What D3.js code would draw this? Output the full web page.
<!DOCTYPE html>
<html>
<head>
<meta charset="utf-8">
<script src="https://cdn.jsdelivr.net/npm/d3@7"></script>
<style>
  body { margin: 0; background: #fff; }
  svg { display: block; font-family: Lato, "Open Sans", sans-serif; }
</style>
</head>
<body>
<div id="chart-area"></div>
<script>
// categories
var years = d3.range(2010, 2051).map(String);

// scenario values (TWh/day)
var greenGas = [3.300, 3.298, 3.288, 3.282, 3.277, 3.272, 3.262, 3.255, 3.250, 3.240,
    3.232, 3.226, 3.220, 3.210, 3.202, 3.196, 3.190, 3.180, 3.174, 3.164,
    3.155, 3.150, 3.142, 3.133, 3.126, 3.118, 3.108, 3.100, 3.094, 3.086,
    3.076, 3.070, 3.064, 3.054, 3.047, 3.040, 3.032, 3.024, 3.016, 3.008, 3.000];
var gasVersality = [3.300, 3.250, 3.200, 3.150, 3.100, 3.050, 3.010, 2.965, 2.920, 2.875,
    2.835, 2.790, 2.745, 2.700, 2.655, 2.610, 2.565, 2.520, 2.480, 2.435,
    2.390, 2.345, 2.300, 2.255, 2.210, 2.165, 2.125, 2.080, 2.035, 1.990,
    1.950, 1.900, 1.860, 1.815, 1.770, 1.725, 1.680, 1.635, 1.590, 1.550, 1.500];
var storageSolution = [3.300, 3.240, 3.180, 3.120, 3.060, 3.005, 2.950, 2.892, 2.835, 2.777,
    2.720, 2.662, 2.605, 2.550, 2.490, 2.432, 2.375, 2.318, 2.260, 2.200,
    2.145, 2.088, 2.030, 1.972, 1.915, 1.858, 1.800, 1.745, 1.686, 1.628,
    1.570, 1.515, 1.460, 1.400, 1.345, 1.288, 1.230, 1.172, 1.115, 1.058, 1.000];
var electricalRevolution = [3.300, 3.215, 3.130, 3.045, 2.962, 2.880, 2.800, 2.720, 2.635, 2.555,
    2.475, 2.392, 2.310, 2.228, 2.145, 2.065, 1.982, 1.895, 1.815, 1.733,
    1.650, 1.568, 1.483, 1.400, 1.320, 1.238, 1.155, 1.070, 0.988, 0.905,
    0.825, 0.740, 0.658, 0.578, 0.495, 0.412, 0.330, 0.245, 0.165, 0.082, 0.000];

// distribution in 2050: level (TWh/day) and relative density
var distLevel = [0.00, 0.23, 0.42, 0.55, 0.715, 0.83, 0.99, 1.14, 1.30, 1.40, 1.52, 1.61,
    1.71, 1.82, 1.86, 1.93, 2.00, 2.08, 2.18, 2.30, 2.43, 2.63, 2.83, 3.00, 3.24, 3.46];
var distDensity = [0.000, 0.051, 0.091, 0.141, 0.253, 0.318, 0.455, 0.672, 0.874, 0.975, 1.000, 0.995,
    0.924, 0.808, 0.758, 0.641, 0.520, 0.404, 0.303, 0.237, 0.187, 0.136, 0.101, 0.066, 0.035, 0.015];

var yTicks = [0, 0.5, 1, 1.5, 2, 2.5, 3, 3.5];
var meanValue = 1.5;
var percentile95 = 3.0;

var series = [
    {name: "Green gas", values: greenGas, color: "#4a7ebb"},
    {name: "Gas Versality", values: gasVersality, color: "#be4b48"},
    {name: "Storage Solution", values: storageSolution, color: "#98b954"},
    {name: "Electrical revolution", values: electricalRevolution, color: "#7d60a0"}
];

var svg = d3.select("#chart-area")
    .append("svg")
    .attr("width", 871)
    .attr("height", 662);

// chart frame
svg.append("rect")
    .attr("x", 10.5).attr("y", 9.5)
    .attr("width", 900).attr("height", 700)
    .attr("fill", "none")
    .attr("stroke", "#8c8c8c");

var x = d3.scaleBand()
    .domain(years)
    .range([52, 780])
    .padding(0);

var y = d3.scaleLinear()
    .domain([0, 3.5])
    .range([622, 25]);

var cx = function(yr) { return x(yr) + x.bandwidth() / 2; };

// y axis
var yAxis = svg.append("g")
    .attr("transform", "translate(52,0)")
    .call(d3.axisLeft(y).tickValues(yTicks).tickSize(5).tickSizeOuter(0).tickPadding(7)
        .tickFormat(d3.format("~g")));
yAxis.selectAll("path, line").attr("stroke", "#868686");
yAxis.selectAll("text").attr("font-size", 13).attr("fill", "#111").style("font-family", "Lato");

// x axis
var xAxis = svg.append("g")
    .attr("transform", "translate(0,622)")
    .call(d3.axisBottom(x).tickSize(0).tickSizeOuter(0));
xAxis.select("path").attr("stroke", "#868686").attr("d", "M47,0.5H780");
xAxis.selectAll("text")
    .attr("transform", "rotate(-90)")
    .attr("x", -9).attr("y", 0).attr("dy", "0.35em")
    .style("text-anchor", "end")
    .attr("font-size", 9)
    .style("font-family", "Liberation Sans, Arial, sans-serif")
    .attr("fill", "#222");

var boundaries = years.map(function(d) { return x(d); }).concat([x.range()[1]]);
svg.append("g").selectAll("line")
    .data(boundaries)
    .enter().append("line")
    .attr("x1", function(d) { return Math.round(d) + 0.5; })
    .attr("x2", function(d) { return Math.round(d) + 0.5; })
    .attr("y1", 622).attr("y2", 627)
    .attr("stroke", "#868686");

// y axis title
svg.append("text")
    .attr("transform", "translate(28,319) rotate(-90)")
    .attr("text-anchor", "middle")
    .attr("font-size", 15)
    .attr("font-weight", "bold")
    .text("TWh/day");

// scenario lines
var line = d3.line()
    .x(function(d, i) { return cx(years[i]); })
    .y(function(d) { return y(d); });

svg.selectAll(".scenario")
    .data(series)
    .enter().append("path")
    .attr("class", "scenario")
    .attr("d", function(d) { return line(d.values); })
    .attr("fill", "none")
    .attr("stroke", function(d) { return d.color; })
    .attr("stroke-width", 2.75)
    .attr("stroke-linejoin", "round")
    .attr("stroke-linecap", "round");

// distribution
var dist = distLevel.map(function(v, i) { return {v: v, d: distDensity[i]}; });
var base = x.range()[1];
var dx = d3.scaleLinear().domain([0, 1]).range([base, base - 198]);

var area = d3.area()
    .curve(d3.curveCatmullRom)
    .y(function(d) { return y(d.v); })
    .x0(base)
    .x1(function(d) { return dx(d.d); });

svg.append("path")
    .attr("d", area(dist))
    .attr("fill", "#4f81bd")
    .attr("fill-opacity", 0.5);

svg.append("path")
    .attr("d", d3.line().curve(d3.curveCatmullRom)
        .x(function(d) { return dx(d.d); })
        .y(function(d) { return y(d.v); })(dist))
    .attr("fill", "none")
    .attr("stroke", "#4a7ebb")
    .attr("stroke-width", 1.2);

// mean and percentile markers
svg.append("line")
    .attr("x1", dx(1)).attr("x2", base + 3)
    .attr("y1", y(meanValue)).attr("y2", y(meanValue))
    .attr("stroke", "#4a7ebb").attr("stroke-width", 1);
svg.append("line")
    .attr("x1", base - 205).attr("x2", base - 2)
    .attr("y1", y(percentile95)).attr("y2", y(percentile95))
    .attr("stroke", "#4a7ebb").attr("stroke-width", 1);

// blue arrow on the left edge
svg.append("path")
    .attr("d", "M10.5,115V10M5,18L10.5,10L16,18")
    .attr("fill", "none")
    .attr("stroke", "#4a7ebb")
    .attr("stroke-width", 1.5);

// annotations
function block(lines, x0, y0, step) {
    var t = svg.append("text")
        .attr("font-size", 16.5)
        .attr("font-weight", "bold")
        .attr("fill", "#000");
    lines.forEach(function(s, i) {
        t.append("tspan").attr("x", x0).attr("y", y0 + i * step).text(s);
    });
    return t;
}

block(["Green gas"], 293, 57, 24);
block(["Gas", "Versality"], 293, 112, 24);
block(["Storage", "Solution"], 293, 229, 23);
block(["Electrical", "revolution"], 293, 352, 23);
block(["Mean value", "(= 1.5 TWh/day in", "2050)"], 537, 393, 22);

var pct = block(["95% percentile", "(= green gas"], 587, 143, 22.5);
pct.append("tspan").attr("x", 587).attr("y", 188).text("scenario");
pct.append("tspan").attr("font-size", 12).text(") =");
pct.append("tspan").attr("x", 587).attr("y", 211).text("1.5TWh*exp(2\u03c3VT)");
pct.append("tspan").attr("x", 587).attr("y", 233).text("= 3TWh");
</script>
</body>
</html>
-----
* **What to produce**
Look at the material above and copy, word for word, its lines from the first through the one containing "var years = d3.range(2010, 2051).map(String);".

* **Answer for this exercise**
What D3.js code would draw this? Output the full web page.
<!DOCTYPE html>
<html>
<head>
<meta charset="utf-8">
<script src="https://cdn.jsdelivr.net/npm/d3@7"></script>
<style>
  body { margin: 0; background: #fff; }
  svg { display: block; font-family: Lato, "Open Sans", sans-serif; }
</style>
</head>
<body>
<div id="chart-area"></div>
<script>
// categories
var years = d3.range(2010, 2051).map(String);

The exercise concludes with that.